_Do this_: Quote from the first line below through the line that contains "import matplotlib.pyplot as plt", both included, and leave the pictures out.

_Data block_:
— start —

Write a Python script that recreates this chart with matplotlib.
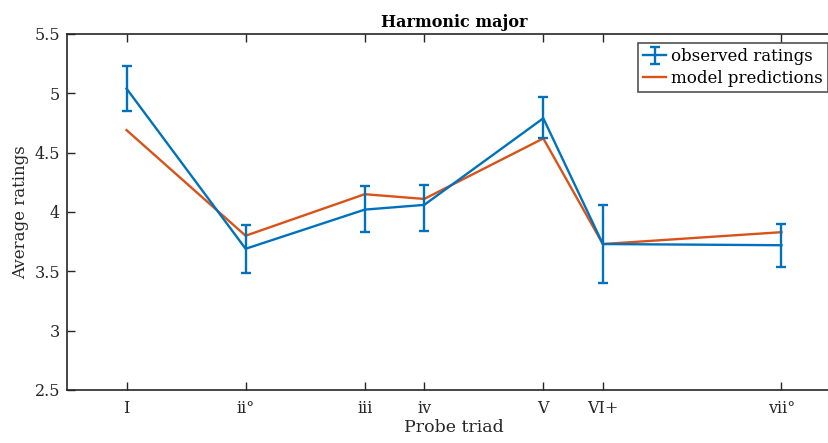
import matplotlib
matplotlib.use("Agg")
import matplotlib.pyplot as plt

labels = ["I", "ii°", "iii", "iv", "V", "VI+", "vii°"]
positions = [0, 2, 4, 5, 7, 8, 11]
observed = [5.04, 3.69, 4.02, 4.06, 4.79, 3.73, 3.72]
err_upper = [5.23, 3.89, 4.22, 4.23, 4.97, 4.06, 3.90]
err_lower = [4.85, 3.49, 3.83, 3.84, 4.62, 3.40, 3.54]
model = [4.69, 3.80, 4.15, 4.11, 4.62, 3.73, 3.83]

plt.rcParams['font.family'] = ['DejaVu Serif']

blue = '#0072BD'
orange = '#D95319'
dark = '#262626'

fig = plt.figure(figsize=(8.29, 4.43), dpi=100)
L, R, T, B = 67, 841, 34, 390
ax = fig.add_axes([L/829, (443-B)/443, (R-L)/829, (B-T)/443])

yerr = [[o - l for o, l in zip(observed, err_lower)],
        [u - o for o, u in zip(observed, err_upper)]]
eb = ax.errorbar(positions, observed, yerr=yerr, color=blue, lw=1.7,
                 capsize=3.5, capthick=1.7, elinewidth=1.7, zorder=3)
ln, = ax.plot(positions, model, color=orange, lw=1.7, zorder=2)

ax.set_xlim(-1, 12)
ax.set_ylim(2.5, 5.5)
ax.set_xticks(positions)
ax.set_xticklabels(labels)
ax.set_yticks([2.5, 3, 3.5, 4, 4.5, 5, 5.5])
ax.set_yticklabels(["2.5", "3", "3.5", "4", "4.5", "5", "5.5"])
ax.tick_params(direction='in', top=True, right=True, length=5.5, width=1,
               labelsize=11.5, colors=dark, pad=5)
ax.tick_params(axis='x', pad=7)
for s in ax.spines.values():
    s.set_color(dark)
    s.set_linewidth(1.2)

ax.set_xlabel('Probe triad', fontsize=12.5, color=dark, labelpad=2)
ax.set_ylabel('Average ratings', fontsize=12, color=dark, labelpad=4)
ax.set_title('Harmonic major', fontsize=11.5, fontweight='bold', pad=5)

leg = ax.legend([eb, ln], ['observed ratings', 'model predictions'],
                loc='upper right',
                bbox_to_anchor=((828-L)/(R-L), (B-43)/(B-T)),
                fontsize=12, frameon=True, fancybox=False, edgecolor=dark,
                handlelength=1.4, handletextpad=0.3, borderpad=0.3, labelspacing=0.3,
                borderaxespad=0)
leg.get_frame().set_linewidth(1.2)

fig.savefig('out.png', dpi=100)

— end —

_Reply to the exercise_:
Write a Python script that recreates this chart with matplotlib.
import matplotlib
matplotlib.use("Agg")
import matplotlib.pyplot as plt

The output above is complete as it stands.